Кучер промолчал: очевидно, не хотел принимать на себя это обязательство. Он дал волю коням скакать в направлении замка [господского дома]. Бедные животные, которые итак, можно было подумать, неслись во весь опор, пришпоренные ужасом, рванули вдвое быстрей. Их отчаянная скачка буквально поглощала расстояние. Кучер еще подбадривал их пронзительным свистом, в то время как они описывали кривую, чтобы сбить один из рогов живого полумесяца. Волки потеснились, чтобы дать проскочить лошадям; охотников охватила радость.
― Ради вашей жизни, ― бросил им кучер, ― не стреляйте!
Ивана послушались.
Волки, изумленные неожиданным маневром, мгновение пребывали в нерешительности. Его хватило, чтобы тройка пронеслась версту. Когда волки бросились следом, было слишком поздно: они не могли ее догнать. Через четверть часа охотники были в виду замка. Князь был уверен, что за эти четверть часа кони пролетели более двух лье. На следующий день он объехал верхом поле битвы; обнаружились кости более двух сотен волков. Как видите, такая охота полна острых ощущений.

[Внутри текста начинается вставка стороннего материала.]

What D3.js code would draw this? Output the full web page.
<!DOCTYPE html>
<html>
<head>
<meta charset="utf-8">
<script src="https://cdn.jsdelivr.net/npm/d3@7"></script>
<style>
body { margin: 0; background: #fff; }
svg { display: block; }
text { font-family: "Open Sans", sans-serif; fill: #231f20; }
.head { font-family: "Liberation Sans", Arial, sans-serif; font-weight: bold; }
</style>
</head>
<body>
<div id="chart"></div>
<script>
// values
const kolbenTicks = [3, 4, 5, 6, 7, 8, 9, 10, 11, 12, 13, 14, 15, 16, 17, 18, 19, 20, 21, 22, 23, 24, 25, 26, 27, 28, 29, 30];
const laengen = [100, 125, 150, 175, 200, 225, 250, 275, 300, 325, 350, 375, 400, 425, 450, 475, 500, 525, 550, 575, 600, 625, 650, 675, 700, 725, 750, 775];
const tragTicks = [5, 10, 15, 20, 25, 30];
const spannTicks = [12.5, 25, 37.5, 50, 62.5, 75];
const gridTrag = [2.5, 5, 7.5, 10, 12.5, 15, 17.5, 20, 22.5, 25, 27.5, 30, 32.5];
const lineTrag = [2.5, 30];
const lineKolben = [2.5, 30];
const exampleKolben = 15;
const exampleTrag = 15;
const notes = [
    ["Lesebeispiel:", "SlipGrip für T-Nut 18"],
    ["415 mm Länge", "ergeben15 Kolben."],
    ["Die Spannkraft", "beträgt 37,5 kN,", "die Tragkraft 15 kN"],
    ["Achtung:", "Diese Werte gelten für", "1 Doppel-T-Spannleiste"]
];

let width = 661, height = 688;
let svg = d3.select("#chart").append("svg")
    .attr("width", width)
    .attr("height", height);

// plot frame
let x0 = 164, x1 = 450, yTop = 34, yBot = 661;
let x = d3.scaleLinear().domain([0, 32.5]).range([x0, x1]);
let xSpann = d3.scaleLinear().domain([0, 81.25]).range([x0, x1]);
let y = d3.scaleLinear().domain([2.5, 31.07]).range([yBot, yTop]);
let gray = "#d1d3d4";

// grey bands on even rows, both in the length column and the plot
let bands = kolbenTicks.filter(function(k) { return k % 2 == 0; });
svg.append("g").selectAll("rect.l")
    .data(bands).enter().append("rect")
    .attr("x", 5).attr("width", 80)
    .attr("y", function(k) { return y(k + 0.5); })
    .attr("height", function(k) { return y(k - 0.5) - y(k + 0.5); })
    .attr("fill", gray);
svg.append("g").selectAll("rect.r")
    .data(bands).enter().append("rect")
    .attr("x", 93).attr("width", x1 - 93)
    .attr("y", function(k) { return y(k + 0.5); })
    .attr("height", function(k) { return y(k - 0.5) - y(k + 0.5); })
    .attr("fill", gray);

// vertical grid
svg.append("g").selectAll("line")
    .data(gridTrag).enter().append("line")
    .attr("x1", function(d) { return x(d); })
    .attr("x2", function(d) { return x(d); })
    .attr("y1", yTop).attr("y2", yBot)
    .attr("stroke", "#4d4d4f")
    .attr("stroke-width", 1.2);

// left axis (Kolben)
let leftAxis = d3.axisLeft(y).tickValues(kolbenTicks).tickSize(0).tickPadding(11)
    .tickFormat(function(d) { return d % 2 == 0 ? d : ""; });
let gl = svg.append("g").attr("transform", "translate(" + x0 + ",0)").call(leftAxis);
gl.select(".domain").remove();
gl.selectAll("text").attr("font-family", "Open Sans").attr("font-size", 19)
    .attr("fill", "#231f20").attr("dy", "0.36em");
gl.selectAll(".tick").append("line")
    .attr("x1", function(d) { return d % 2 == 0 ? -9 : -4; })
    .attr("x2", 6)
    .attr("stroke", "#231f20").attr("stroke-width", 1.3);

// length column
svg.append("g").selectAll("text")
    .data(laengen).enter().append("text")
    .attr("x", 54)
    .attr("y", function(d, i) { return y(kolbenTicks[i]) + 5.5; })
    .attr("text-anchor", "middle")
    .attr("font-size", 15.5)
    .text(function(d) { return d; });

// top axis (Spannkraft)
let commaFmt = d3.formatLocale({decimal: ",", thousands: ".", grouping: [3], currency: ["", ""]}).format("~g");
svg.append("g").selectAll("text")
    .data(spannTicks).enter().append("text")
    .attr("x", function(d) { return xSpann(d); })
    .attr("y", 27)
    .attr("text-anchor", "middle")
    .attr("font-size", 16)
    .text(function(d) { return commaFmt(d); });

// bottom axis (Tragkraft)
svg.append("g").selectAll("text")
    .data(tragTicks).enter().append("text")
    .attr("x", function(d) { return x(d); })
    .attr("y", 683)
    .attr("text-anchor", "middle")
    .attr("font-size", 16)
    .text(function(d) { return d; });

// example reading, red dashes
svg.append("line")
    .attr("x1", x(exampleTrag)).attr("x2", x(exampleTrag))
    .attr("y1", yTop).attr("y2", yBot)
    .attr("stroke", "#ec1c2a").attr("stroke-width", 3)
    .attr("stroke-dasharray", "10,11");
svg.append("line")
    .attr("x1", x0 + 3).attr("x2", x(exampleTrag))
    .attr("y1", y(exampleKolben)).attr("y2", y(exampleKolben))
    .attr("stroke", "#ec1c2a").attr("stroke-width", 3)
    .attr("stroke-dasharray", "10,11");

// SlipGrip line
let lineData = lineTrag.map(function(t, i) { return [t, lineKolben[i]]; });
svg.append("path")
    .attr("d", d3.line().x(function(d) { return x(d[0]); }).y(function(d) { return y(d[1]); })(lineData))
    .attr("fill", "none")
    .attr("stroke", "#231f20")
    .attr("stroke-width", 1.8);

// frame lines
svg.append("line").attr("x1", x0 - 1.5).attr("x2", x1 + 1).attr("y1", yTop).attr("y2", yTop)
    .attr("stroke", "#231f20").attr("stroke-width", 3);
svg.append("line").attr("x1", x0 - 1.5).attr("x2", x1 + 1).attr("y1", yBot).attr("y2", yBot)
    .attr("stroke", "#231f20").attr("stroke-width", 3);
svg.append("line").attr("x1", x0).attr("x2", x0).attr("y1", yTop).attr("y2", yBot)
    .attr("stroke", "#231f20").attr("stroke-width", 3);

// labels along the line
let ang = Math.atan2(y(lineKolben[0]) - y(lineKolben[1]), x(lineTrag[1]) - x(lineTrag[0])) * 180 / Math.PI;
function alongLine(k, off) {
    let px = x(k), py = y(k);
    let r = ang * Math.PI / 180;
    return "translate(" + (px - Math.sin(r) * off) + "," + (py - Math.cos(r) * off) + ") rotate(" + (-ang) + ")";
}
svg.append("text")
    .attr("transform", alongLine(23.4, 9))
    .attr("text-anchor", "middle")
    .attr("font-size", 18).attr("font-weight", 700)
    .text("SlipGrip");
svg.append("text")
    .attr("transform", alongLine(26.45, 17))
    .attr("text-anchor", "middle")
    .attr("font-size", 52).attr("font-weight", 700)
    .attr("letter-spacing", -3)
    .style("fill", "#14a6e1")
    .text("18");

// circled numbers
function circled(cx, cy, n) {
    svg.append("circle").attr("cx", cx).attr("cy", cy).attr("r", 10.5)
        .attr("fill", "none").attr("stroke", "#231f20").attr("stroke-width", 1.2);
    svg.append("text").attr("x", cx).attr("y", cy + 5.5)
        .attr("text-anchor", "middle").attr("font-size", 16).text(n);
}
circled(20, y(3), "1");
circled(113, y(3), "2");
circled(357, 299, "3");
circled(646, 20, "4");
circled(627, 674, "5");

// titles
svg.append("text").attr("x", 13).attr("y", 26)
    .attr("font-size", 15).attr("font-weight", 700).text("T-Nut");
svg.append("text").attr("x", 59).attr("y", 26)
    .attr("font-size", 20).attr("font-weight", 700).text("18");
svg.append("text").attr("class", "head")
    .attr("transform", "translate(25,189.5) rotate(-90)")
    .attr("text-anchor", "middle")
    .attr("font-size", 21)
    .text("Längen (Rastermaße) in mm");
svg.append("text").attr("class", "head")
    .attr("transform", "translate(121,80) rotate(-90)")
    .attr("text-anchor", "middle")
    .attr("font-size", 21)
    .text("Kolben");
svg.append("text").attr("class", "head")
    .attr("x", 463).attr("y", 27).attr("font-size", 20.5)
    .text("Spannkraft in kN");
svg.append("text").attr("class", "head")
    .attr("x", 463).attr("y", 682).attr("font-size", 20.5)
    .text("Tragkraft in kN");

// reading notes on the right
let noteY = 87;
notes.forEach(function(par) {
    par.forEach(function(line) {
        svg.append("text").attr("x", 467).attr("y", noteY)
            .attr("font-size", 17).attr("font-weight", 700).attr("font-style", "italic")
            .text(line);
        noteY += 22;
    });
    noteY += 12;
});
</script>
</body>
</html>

Читателей, которые столь добры, что готовы после этого поинтересоваться моей дальнейшей судьбой, просим не дрожать заранее: я был приглашен на обычную облаву, что намечалась в лесных угодьях князя Трубецкого, а не на охоту с тройкой.
Пока князь Трубецкой рассказывал мне различные охотничьи перипетии, Санкт-Петербург казался мало-помалу поднимающимся из воды в конце залива. Другие купола, пониже первого, поразившие нас своим видом, сверкали тут и там; одни были золоченые, как купол Исаакиевского собора, другие красовались только звездами. Это были купола Казанского, Троицкого и собора св. Николая. Полагаем возможным не перечислять остальные религиозные памятники; в Санкт-Петербурге не сорок сороков церквей, как в Москве, но все же 46 кафедральных и иных соборов, 100 филиалов-церквей и 45 часовен; все вооружено 626 колоколами! Впрочем, живописного в этом мало, потому что Санкт-Петербург построен на ровном месте.
Два непривлекательных желтых строения типа казарм с двумя крашеными в зеленое куполами бросились в глаза. Два зеленых купола ― головные уборы двух церквей кладбища. Русские питают особое пристрастие к зеленому цвету для церквей и крыш своих зданий, что в обоих случаях неудачен: зеленые купола не сочетаются с голубым небом, зеленые крыши не гармонируют с зеленью деревьев. Правда, здесь небо не часто голубое, и деревья недолго зелены.